Jonathan Sumption
Social distancing destroys our lives as social beings
A lockdown diary is an oddly negative thing. At the dinner parties that we aren’t going to, we aren’t discussing all the interesting things that we aren’t doing. This week, I am not heading for the Austrian Alps to walk in some of the finest mountain scenery in Europe and enjoy a week of Schubert, as I like to do in June. The Austrian government has pioneered the technique of allowing facilities to reopen but only on terms that keep them closed. The beautiful concert hall at Schwarzenberg can open, but only with social distancing which reduces its capacity by 75 per cent and makes any performance financially unviable. In England the government plans to reopen pubs on terms that keep them half-empty and unprofitable. Theatres and sports grounds may be allowed to open but only on a basis which destroys the experience for the audience and the solvency of the venue. It is a reminder of the degree to which our social and cultural life and our parliamentary processes, in fact our whole model of work and play, depend on physical proximity to other humans. It is an integral feature of most activities in which we engage and the buildings in which they happen. There is talk of social distancing being required for a long time. Let us be realistic about what this means. Social distancing means the destruction of our life as social beings. For centuries, humans have put up with worse epidemic diseases than this and conserved the things which make humanity wonderful. Will we be the first generation who can’t face it?
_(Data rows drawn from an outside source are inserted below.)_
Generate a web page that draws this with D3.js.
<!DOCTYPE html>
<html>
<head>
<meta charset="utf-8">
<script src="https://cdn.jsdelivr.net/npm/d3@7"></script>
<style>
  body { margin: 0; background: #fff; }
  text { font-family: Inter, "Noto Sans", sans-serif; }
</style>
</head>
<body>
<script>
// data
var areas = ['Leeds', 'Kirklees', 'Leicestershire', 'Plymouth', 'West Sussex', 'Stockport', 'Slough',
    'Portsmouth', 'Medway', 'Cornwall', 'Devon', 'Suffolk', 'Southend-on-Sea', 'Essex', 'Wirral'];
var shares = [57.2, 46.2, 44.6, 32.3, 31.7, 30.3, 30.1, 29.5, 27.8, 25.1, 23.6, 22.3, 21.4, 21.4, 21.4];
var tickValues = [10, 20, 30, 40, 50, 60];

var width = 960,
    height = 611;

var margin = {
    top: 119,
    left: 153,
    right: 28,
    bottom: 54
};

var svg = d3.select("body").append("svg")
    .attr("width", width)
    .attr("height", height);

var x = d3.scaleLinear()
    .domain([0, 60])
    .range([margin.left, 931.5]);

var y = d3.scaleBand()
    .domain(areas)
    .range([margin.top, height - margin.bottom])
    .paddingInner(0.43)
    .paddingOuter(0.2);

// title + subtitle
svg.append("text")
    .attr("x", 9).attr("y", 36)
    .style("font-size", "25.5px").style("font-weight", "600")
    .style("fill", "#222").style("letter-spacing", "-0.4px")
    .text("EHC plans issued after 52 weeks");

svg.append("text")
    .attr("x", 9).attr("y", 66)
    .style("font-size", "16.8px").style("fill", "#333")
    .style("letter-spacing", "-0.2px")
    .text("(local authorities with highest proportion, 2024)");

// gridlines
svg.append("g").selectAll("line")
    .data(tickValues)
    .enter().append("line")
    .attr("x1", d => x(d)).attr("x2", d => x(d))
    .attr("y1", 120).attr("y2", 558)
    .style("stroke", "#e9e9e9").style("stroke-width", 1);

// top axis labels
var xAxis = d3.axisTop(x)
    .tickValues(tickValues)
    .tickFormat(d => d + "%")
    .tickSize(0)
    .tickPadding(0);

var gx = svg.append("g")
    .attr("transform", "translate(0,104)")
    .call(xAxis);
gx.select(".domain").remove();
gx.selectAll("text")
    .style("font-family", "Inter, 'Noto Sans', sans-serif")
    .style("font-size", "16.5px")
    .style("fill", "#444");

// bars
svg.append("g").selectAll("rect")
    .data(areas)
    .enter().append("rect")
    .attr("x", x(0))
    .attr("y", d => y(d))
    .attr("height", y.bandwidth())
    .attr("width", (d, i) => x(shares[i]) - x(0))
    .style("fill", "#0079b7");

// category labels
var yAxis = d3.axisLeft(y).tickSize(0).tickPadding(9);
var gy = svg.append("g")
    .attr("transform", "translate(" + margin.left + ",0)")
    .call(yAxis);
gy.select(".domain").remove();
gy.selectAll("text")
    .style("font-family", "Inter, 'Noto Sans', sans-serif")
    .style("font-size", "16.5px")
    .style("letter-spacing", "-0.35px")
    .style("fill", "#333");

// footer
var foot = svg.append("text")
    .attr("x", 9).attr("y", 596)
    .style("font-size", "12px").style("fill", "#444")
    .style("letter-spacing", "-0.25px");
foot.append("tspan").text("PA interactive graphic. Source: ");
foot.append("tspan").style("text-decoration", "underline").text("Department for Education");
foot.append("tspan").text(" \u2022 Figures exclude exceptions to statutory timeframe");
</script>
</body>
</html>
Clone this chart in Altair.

Which brings me to the subject of sex. A tabloid headline on the day the new lockdown rules came into force provokes thought: ‘Sex with a person from another household illegal from today.’ As Professor Neil Ferguson and now Rosie Duffield MP have discovered, this is no laughing matter. Lovers everywhere will therefore be relieved to know that the headline is wrong. The original lockdown rules made it illegal to have sex with a person from another household. You could only leave your house for specified reasons and sex wasn’t one of them. The new rules are a generous gesture of liberalisation. You can leave the house for any reason provided that you do not spend the night away. Sex with a person from another household is classified as a ‘gathering for the purpose of social interaction’. This means that it is now okay provided that it happens in the daytime and not at night, and in the garden not in the house. Unless, that is, a sex worker is involved, in which case it will be ‘necessary for work purposes’ and okay even at night. Obvious, really.
The naming and shaming of Ferguson and Duffield raises another, more uncomfortable issue. Crises are said to boost solidarity. The assumption is that solidarity is admirable. Sometimes it is. The outpouring of emotion about care workers is a case in point. So is the willingness of neighbours to help the old with shopping and the unsolicited friendliness of people who hardly exchanged a word before. But that is not all that neighbours have been doing. Neighbours were presumably responsible for sneaking on those who visited their lovers or took tea with their grandchildren. The twitching of curtains, the quick phone call to the police and the press, the public outrage, have been among the more disgusting symptoms of the public mood. Solidarity has always come in two forms. There is the solidarity of mutual sympathy, and the solidarity of intolerant conformism. Crises bring out the best in us, and the worst.
What is a fanatic? The question occurred to me as I tuned in to another performance by Matt Hancock at the No. 10 daily briefing. Whether one agrees with the lockdown or not, the government’s presentation has been lamentable. With his hectoring manner, authoritarian assumptions and snarling threats, Mr Hancock has resembled nothing so much as the petulant headmaster of a third-rate school. You don’t hear the leaders of Germany, France or the Netherlands addressing their fellow citizens like that. They have understood that this crisis is about the balance between public health on the one hand and other equally important values, social, economic, cultural and emotional, on the other. Only now that the public has stopped believing his exaggerated messages of doom is Hancock beginning to recognise the other dimension. Unfortunately the scientists campaigning against lifting the lockdown have taken over where he left off. They are only interested in part of the problem, the scientific part. So I return to my original question. What is a fanatic? It is a person who has only got room in his head for one idea at a time.
Jonathan Sumption is an author, historian and former Supreme Court judge.